Canadians themselves are also enthusiastic about the new role they are playing under the Nato flagship
“In 20 years from now historians would judge Afghanistan as a watershed in the Canadian history,” said a senior official in Kabul. He said that the Afghanistan engagement has drawn Canada out of the laid-back attitude vis-à-vis the rest of the world.
The young Canadian ambassador, Arif Lalani in Kabul, however, was more candid.
“The post 9/11 situation has confronted us with a new challenge and that is as to where does Canada stand when it comes to international engagement,” said Lalani, who takes pride in his country’s pro-active role in bringing Pakistan and Afghanistan together as well as on choosing key areas for rehabilitation and reconstruction in Afghanistan.
“Besides our military engagement, we chose education as the main sector for financing because we believe there is no way around education,” Lalani said.
Arif Lalani, the Canadian ambassador in Kabul, says that his government’s engagement in the social and education sector essentially underscores the need for strengthening the socio-economic sectors and the communities living in border areas through socio-economic initiatives
If successful these initiatives can also help in stabilising the Pakistan-Afghan relationship – which have been hot and cold since the demise of the Taliban regime in December 2001.

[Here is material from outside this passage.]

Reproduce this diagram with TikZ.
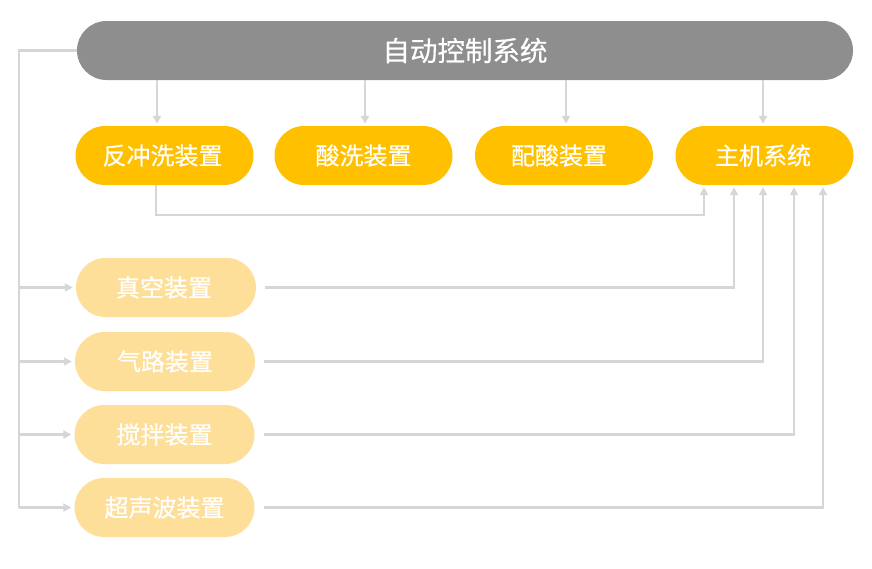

At least until early last year, Afghan officials dismissed such suggestions as mere “gimmicks employed by the Pakistani establishment to cover up its nexus with the insurgents.
During an international conference in Kabul about three years ago, Defense Minister General Rahim Wardak had openly lambasted Pakistan’s role in the tribal areas criticising ‘little action from the Pakistani side to change things’.
Ironically, Wardak’s view on the borderlands has radically changed; sometime last year, the defense minister told the Policy Advisory Group (PAG) – a consultative forum for the guidance of the Afghan government, that all need to address the improvement and reinforcement of socio-economic aspects of life on both sides of the Durand Line. ‘Only then can we counter the insurgency in the long run,’ was Wardak’s suggestion and it triggered a new debate on how to remove irritants from the Pak-Afghan relations, which essentially is intricately linked with the conditions in the tribal areas.
This interesting recommendation apparently went down well with the 40 nations that are currently part of the anti-terror international coalition in Afghanistan. This, according to a Western diplomat, also made sense in view of the huge swathes of land along the Durand Line that had for decades practically remained ungoverned and inaccessible.
Obviously sane elements in both countries kept demanding a holistic approach for containing the spiraling insurgency and then eventually rooting it out. This necessitated the management of the border region in a way that would on the one hand allow the legitimate flow of people and goods between Afghanistan and Pakistan and on the other prevent illicit movement of materials and insurgents.
Many Western European diplomats and analysts based in Kabul also demonstrated greater understanding for the need of such a comprehensive strategy across the Durand Line as a necessary condition for long-term stability, security and economic development in both countries.